> **MATERIAL SUPPLIED**
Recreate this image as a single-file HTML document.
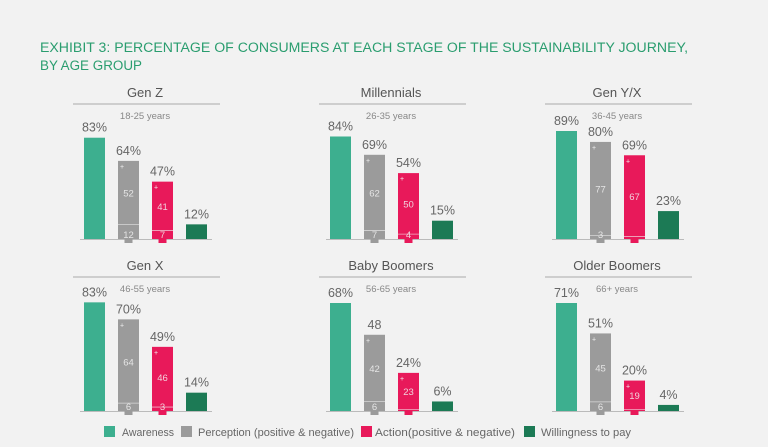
<!DOCTYPE html>
<html><head><meta charset="utf-8"><style>
body{margin:0;background:#f2f2f2;}
svg{display:block;font-family:"Liberation Sans",sans-serif;}
</style></head><body>
<svg id="chart" width="768" height="447" viewBox="0 0 768 447">
<rect width="768" height="447" fill="#f2f2f2"/>
<text x="40" y="52" font-size="13.5" fill="#2a9d6f" textLength="648" lengthAdjust="spacingAndGlyphs">EXHIBIT 3: PERCENTAGE OF CONSUMERS AT EACH STAGE OF THE SUSTAINABILITY JOURNEY,</text>
<text x="40" y="70" font-size="13.5" fill="#2a9d6f" textLength="102" lengthAdjust="spacingAndGlyphs">BY AGE GROUP</text>
<g id="panels"></g>
<g>
<rect x="104" y="426" width="11" height="11" fill="#3daf8f"/>
<text x="122" y="436" font-size="11" fill="#666" textLength="52" lengthAdjust="spacingAndGlyphs">Awareness</text>
<rect x="181" y="426" width="11" height="11" fill="#9b9b9b"/>
<text x="198" y="436" font-size="11" fill="#666" textLength="156" lengthAdjust="spacingAndGlyphs">Perception (positive &amp; negative)</text>
<rect x="361" y="426" width="11" height="11" fill="#e8195a"/>
<text x="375" y="436" font-size="11" fill="#666" textLength="140" lengthAdjust="spacingAndGlyphs">Action(positive &amp; negative)</text>
<rect x="524" y="426" width="11" height="11" fill="#1c7a55"/>
<text x="541" y="436" font-size="11" fill="#666" textLength="90" lengthAdjust="spacingAndGlyphs">Willingness to pay</text>
</g>
</svg>
<script>
const groups = ["Gen Z","Millennials","Gen Y/X","Gen X","Baby Boomers","Older Boomers"];
const ageRanges = ["18-25 years","26-35 years","36-45 years","46-55 years","56-65 years","66+ years"];
const awareness = [83,84,89,83,68,71];
const perception = [64,69,80,70,48,51];
const perceptionPos = [52,62,77,64,42,45];
const perceptionNeg = [12,7,3,6,6,6];
const action = [47,54,69,49,24,20];
const actionPos = [41,50,67,46,23,19];
const actionNeg = [7,4,2,3,1,1];
const willingness = [12,15,23,14,6,4];
const perceptionLabels = ["64%","69%","80%","70%","48","51%"];
const domainMax = [88.5,88.5,89,82.5,68,71];

const NS="http://www.w3.org/2000/svg";
const root=document.getElementById('panels');
function mk(tag,attrs,parent){const e=document.createElementNS(NS,tag);for(const k in attrs)e.setAttribute(k,attrs[k]);parent.appendChild(e);return e;}
const colX=[84,330,556], rowBase=[239,411], plotH=108;
groups.forEach((g,i)=>{
  const x0=colX[i%3], base=rowBase[Math.floor(i/3)];
  const y=v=>base-v/domainMax[i]*plotH;
  const gp=mk('g',{},root);
  
  
  const cx=x0+61, ty=base-(i<3?142:141);
  const t=mk('text',{x:cx,y:ty,'font-size':13,fill:'#555','text-anchor':'middle'},gp);t.textContent=g;
  
  
  const ln=mk('line',{x1:x0-11,x2:x0+136,y1:ty+7,y2:ty+7,stroke:'#aaa','stroke-width':1},gp);
  
  
  const st=mk('text',{x:cx,y:ty+22,'font-size':9.5,fill:'#888','text-anchor':'middle'},gp);st.textContent=ageRanges[i];
  
  
  const bl=mk('line',{x1:x0-4,x2:x0+128,y1:base+0.5,y2:base+0.5,stroke:'#bbb','stroke-width':1},gp);
  
  
  const W=21;
  function bar(bx,v,col,name,lab){
    const r=mk('rect',{x:bx,y:y(v),width:W,height:base-y(v),fill:col},gp);
    
    
    const tx=mk('text',{x:bx+W/2,y:y(v)-6,'font-size':12.5,fill:'#666','text-anchor':'middle'},gp);tx.textContent=lab;
    
    
  }
  function split(bx,pos,neg,tot,col){
    const sy=y(neg);
    const s=mk('line',{x1:bx,x2:bx+W,y1:sy,y2:sy,stroke:'#f2f2f2','stroke-width':0.8,'stroke-opacity':0.7},gp);
    
    
    const tab=mk('rect',{x:bx+W/2-4,y:base,width:8,height:4,fill:col},gp);
    
    
    const pt=mk('text',{x:bx+W/2,y:(y(tot)+sy)/2+4,'font-size':9.5,fill:'#f2f2f2','fill-opacity':0.85,'text-anchor':'middle'},gp);pt.textContent=pos;
    
    
    if(neg>=3){
      const nt=mk('text',{x:bx+W/2,y:base-1,'font-size':9.5,fill:'#f2f2f2','fill-opacity':0.85,'text-anchor':'middle'},gp);nt.textContent=neg;
      
      
    }
    const plus=mk('text',{x:bx+2,y:y(tot)+8,'font-size':7,fill:'#f2f2f2'},gp);plus.textContent='+';
    
    
  }
  bar(x0,awareness[i],'#3daf8f','bar-awareness',awareness[i]+'%');
  bar(x0+34,perception[i],'#9b9b9b','bar-perception',perceptionLabels[i]);
  split(x0+34,perceptionPos[i],perceptionNeg[i],perception[i],'#9b9b9b');
  bar(x0+68,action[i],'#e8195a','bar-action',action[i]+'%');
  split(x0+68,actionPos[i],actionNeg[i],action[i],'#e8195a');
  bar(x0+102,willingness[i],'#1c7a55','bar-willingness',willingness[i]+'%');
});
</script>
</body></html>
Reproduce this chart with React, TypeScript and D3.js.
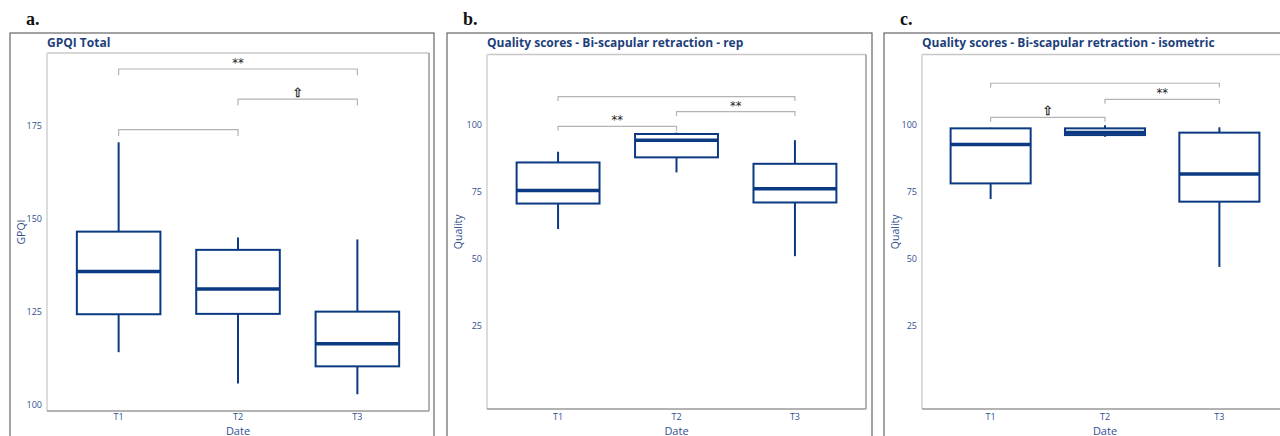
import * as d3 from "d3";

// Time points on the x axis
const dates = ["T1", "T2", "T3"];

// Box summaries per time point: [min, q1, median, q3, max]
const gpqiStats = [
  [114.2, 124.4, 135.9, 146.6, 170.6],
  [105.8, 124.5, 131.2, 141.7, 145.0],
  [102.9, 110.4, 116.5, 125.1, 144.5],
];
const repStats = [
  [61.2, 70.7, 75.6, 86.0, 90.0],
  [82.3, 87.9, 94.3, 96.6, 97.1],
  [51.1, 71.1, 76.2, 85.5, 94.3],
];
const isoStats = [
  [72.4, 78.2, 92.7, 98.7, 98.9],
  [95.6, 96.2, 97.2, 98.7, 99.9],
  [47.1, 71.4, 81.7, 97.1, 99.1],
];

// Significance brackets: [from, to, height, label]
const gpqiBrackets = [
  ["T1", "T3", 190.3, "**"],
  ["T2", "T3", 182.2, "⇧"],
  ["T1", "T2", 174.0, ""],
];
const repBrackets = [
  ["T1", "T3", 110.5, ""],
  ["T2", "T3", 104.9, "**"],
  ["T1", "T2", 99.4, "**"],
];
const isoBrackets = [
  ["T1", "T3", 115.5, ""],
  ["T2", "T3", 109.5, "**"],
  ["T1", "T2", 102.8, "⇧"],
];

const gpqiTicks = [100, 125, 150, 175];
const qualityTicks = [25, 50, 75, 100];

const navy = "#0b3a82";
const axisBlue = "#2f4f8f";
const font = "'Open Sans', 'Noto Sans', sans-serif";

const panels = [
  {
    letter: "a.", title: "GPQI Total", yTitle: "GPQI",
    frame: [10, 434], plot: { left: 47, top: 53, right: 429, bottom: 411 },
    domain: [98.4, 194.6], ticks: gpqiTicks, stats: gpqiStats, brackets: gpqiBrackets, tick: 1.7,
  },
  {
    letter: "b.", title: "Quality scores - Bi-scapular retraction - rep", yTitle: "Quality",
    frame: [447, 872], plot: { left: 487, top: 54.5, right: 866, bottom: 409 },
    domain: [-5.8, 126.2], ticks: qualityTicks, stats: repStats, brackets: repBrackets, tick: 1.6,
  },
  {
    letter: "c.", title: "Quality scores - Bi-scapular retraction - isometric", yTitle: "Quality",
    frame: [884, 1320], plot: { left: 922, top: 54.5, right: 1288, bottom: 409 },
    domain: [-5.8, 126.2], ticks: qualityTicks, stats: isoStats, brackets: isoBrackets, tick: 1.6,
  },
];

const Panel = ({ p }) => {
  const { left, top, right, bottom } = p.plot;
  const y = d3.scaleLinear().domain(p.domain).range([bottom, top]);
  const x = d3.scalePoint().domain(dates).range([left, right]).padding(0.6);
  const step = x.step();
  const boxW = step * 0.7;
  const midY = (top + bottom) / 2;

  return (
    <g>
      <text x={p.frame[0] + 16} y={25} fontFamily="'Liberation Serif', serif" fontWeight="bold" fontSize={18} fill="#111">
        {p.letter}
      </text>
      <rect x={p.frame[0]} y={33} width={p.frame[1] - p.frame[0]} height={420} fill="none" stroke="#666" strokeWidth={1.2} />
      <text x={left} y={46.5} fontFamily={font} fontWeight="bold" fontSize={12} fill="#1d3f7c">
        {p.title}
      </text>
      {/* panel border */}
      <line x1={left} x2={right} y1={top} y2={top} stroke="#c8c8c8" strokeWidth={1.5} />
      <line x1={right} x2={right} y1={top} y2={bottom} stroke="#9a9a9a" strokeWidth={1.5} />
      <line x1={left} x2={left} y1={top} y2={bottom} stroke="#dcdcdc" strokeWidth={2} />
      <line x1={left} x2={right} y1={bottom} y2={bottom} stroke="#9a9a9a" strokeWidth={1.5} />

      {/* y ticks */}
      {p.ticks.map((t) => (
        <text key={t} x={left - 5} y={y(t)} dy="0.35em" textAnchor="end" fontFamily={font} fontSize={9} fill={axisBlue}>
          {t}
        </text>
      ))}
      <text transform={`translate(${p.frame[0] + 11},${midY}) rotate(-90)`} textAnchor="middle" dy="0.35em"
        fontFamily={font} fontSize={10.5} fill={axisBlue}>
        {p.yTitle}
      </text>

      {/* x ticks */}
      {dates.map((d) => (
        <text key={d} x={x(d)} y={419.5} textAnchor="middle" fontFamily={font} fontSize={9} fill={axisBlue}>
          {d}
        </text>
      ))}
      <text x={(left + right) / 2} y={434.5} textAnchor="middle" fontFamily={font} fontSize={11} fill={axisBlue}>
        Date
      </text>

      {/* boxes */}
      {p.stats.map((s, i) => {
        const cx = x(dates[i]);
        const [mn, q1, med, q3, mx] = s;
        return (
          <g key={i} stroke={navy} fill="none">
            <line x1={cx} x2={cx} y1={y(mx)} y2={y(q3)} strokeWidth={2} />
            <line x1={cx} x2={cx} y1={y(q1)} y2={y(mn)} strokeWidth={2} />
            <rect x={cx - boxW / 2} y={y(q3)} width={boxW} height={y(q1) - y(q3)} strokeWidth={2} fill="#fff" />
            <line x1={cx - boxW / 2} x2={cx + boxW / 2} y1={y(med)} y2={y(med)} strokeWidth={3.5} />
          </g>
        );
      })}

      {/* significance brackets */}
      {p.brackets.map(([a, b, h, lab], i) => {
        const x1 = x(a);
        const x2 = x(b);
        const yy = y(h);
        const yt = y(h - p.tick);
        return (
          <g key={i}>
            <path d={`M${x1},${yt}V${yy}H${x2}V${yt}`} fill="none" stroke="#b4b4b4" strokeWidth={1.2} />
            {lab && (
              <text x={(x1 + x2) / 2} y={yy - 2} textAnchor="middle" fontFamily="'DejaVu Sans'"
                fontSize={lab === "**" ? 11.5 : 13} fill="#222" stroke={lab === "**" ? "none" : "#222"}
                strokeWidth={0.3}>
                {lab}
              </text>
            )}
          </g>
        );
      })}
    </g>
  );
};

export default function App() {
  return (
    <svg width={1280} height={436} style={{ position: "absolute", left: 0, top: 0, background: "#fff" }}>
      <rect width={1280} height={436} fill="#fff" />
      {panels.map((p) => (
        <Panel key={p.letter} p={p} />
      ))}
    </svg>
  );
}
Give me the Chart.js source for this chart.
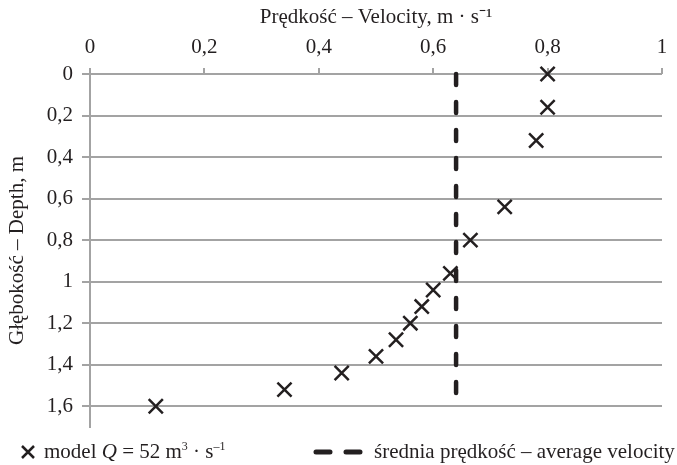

> **OBJECTIVE**
Copy out the lines in which the string "document" appears.

> **OUTPUT OF THE TASK**
Recreate this image as a single-file HTML document.
const root=document.getElementById('panels');
function mk(tag,attrs,parent){const e=document.createElementNS(NS,tag);for(const k in attrs)e.setAttribute(k,attrs[k]);parent.appendChild(e);return e;}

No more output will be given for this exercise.